The good news is that during that time, we worked on the soundtrack and everything else. We needed an authentic 1980s soundtrack. So, we have about eighteen well-known 80s songs on it. It’s pretty cool.

 

Bonilla: Later Days has a John Hughes feel to it. Was Hughes an influence on the film?

Sternshein: The John Hughes influence is huge. We’re going on 50 and were 13 when Breakfast Club, Pretty in Pink, and all those movies were coming out. We love these movies. Brad also teaches a class at DePaul University which is a John Hughes film class.

When we sat down to write, we thought about The Breakfast Club, wondering, “What if Anthony Michael Hall was the CEO of Facebook?”, or, “What if what if Emilio Estevez, who was the big jock was a stay-at-home Dad?” Also, “How would those guys come to a meeting?” Imagine Anthony 25 years later, with a chip on his shoulder, wanting to everybody that he’s the man.

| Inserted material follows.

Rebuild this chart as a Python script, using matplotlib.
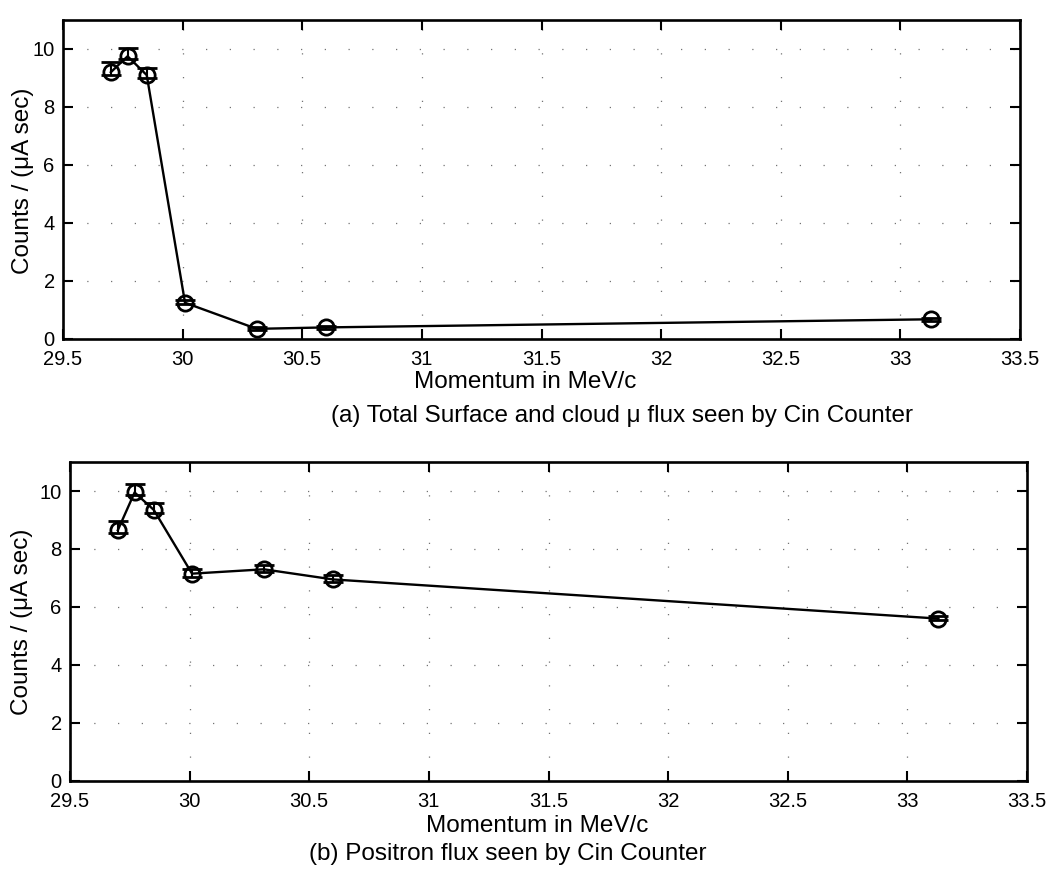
import matplotlib
matplotlib.use('Agg')
import matplotlib.pyplot as plt

plt.rcParams['font.family'] = ['Liberation Sans', 'DejaVu Sans']
TICKSIZE = 14.5
LABELSIZE = 17.5
W, H = 1050, 873

# momentum settings (MeV/c)
momentum = [29.70, 29.77, 29.85, 30.01, 30.31, 30.60, 33.13]

# (a) surface + cloud muon flux
mu_flux = [9.2, 9.75, 9.1, 1.25, 0.35, 0.4, 0.68]
mu_err_hi = [0.35, 0.3, 0.25, 0.1, 0.05, 0.05, 0.05]
mu_err_lo = [0.1, 0.1, 0.1, 0.05, 0.05, 0.05, 0.05]

# (b) positron flux
pos_flux = [8.65, 9.95, 9.35, 7.15, 7.3, 6.95, 5.6]
pos_err_hi = [0.3, 0.3, 0.25, 0.15, 0.15, 0.15, 0.1]
pos_err_lo = [0.1, 0.1, 0.1, 0.1, 0.1, 0.1, 0.05]

xticks = [29.5, 30, 30.5, 31, 31.5, 32, 32.5, 33, 33.5]
xticklabels = ['29.5', '30', '30.5', '31', '31.5', '32', '32.5', '33', '33.5']
yticks = [0, 2, 4, 6, 8, 10]

captions = ['(a) Total Surface and cloud \u03bc flux seen by Cin Counter',
            '(b) Positron flux seen by Cin Counter']

fig = plt.figure(figsize=(W / 100, H / 100), dpi=100)
ax1 = fig.add_axes([63 / W, 1 - 339 / H, 957 / W, 319 / H])
ax2 = fig.add_axes([70 / W, 1 - 781 / H, 957 / W, 319 / H])

# pixel positions of the label texts (x centre, y centre)
xlabel_pos = [(525, 382), (537, 826)]
caption_pos = [(622, 416), (508, 854)]
ylabel_pos = [(23, 181), (22, 622)]

panels = [(ax1, mu_flux, mu_err_lo, mu_err_hi),
          (ax2, pos_flux, pos_err_lo, pos_err_hi)]

for i, (ax, y, lo, hi) in enumerate(panels):
    ax.errorbar(momentum, y, yerr=[lo, hi], color='black', linewidth=1.7,
                marker='o', markersize=11, markerfacecolor='none',
                markeredgewidth=2.0, capsize=7, elinewidth=1.5, capthick=2.0)
    ax.set_xlim(29.5, 33.5)
    ax.set_ylim(0, 11)
    ax.set_xticks(xticks)
    ax.set_xticklabels(xticklabels)
    ax.set_yticks(yticks)
    # sparse dotted grid like the scanned original
    ax.grid(True, color='0.45', linestyle=(0, (1, 18)), linewidth=0.9)
    ax.tick_params(direction='in', top=True, right=True, length=7, width=1.5,
                   labelsize=TICKSIZE)
    ax.tick_params(axis='x', pad=8)
    ax.tick_params(axis='y', pad=6)
    for s in ax.spines.values():
        s.set_linewidth(1.9)

    xx, yy = xlabel_pos[i]
    fig.text(xx / W, 1 - yy / H, 'Momentum in MeV/c', ha='center', va='center',
             fontsize=LABELSIZE)
    xx, yy = caption_pos[i]
    fig.text(xx / W, 1 - yy / H, captions[i], ha='center', va='center',
             fontsize=LABELSIZE)
    xx, yy = ylabel_pos[i]
    fig.text(xx / W, 1 - yy / H, 'Counts / (\u03bcA sec)', ha='center',
             va='center', rotation=90, fontsize=LABELSIZE)

fig.savefig('out.png', dpi=100)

Since, Hughes’s films took place in Shermer, Illinois, a fake city, in his honor, our movie is set in West Shermer. Also, Audrey Francis who plays Karen in Later Days, is wearing Haviland Morris’ dress from Sixteen Candles.

 

Bonilla: How else did you inject the 80s film style into Later Days?

Sternshein: This film was shot to look like an old film, using a process to make the film look a little grainy. We really wanted that party to look like something out of the 80s.

The costumes were handmade by Sarah Albrecht. They’re amazing. Sarah did an amazing job. I’m so grateful for her. There’s a couple of Easter eggs we put in the film through famous-looking costumes and stuff in the background.

 

Bonilla: What does Later Days mean to you? 

Sternshein: Later Days is a very personal story. It was how I felt coming out of raising my kids with my wife. Adulting is hard, especially not seeing your wife all day. When you get this age, our parents are getting sick and dying, and all of the sudden, you feel mortal. You have to deal with that now.

 

Bonilla: How have audiences reacted to the film so far?

Sternshein: Everybody says it’s a sweet movie. Though it’s an R-rated movie, it’s wholesome. I’m kind of a sarcastic and edgy guy. So, when people I know see Later Days they say, “I didn’t think you have that in you”. It surprises them.

 

Bonilla: Do you have any upcoming projects?

Sternshein: We’re excited to continue to make more films and produce films. We’ve optioned the award-winning book called The Kindness of Strangers by Katrina Kittle. It’s a dark, but award-winning book. Currently, Dominica Scorsese is attached to direct and we’re producing that.

Brad and I are writing a skateboard comedy called Back to the GrindTony Hawk is producing it, with Troy Miller attached to direct.

 

Bonilla: What do you hope that audiences take away from this film?

Sternshein: I hope people walk away thinking it’s a sweet and funny little movie, with a great soundtrack. I’m excited for people to see this and meet the characters. These are characters that we’ve been thinking about for a long time.

Overall, I wanted to make a movie for my wife to enjoy when she’s tired on a Saturday night, as she asks me to put something funny on. I feel like we made this movie for her and Brad’s wife, Tina. A movie that they could curl up on the couch, laugh to, and be distracted from all the complications of the modern world.

Later Days is now playing at select theatres nationally, TVOD, and digital platforms.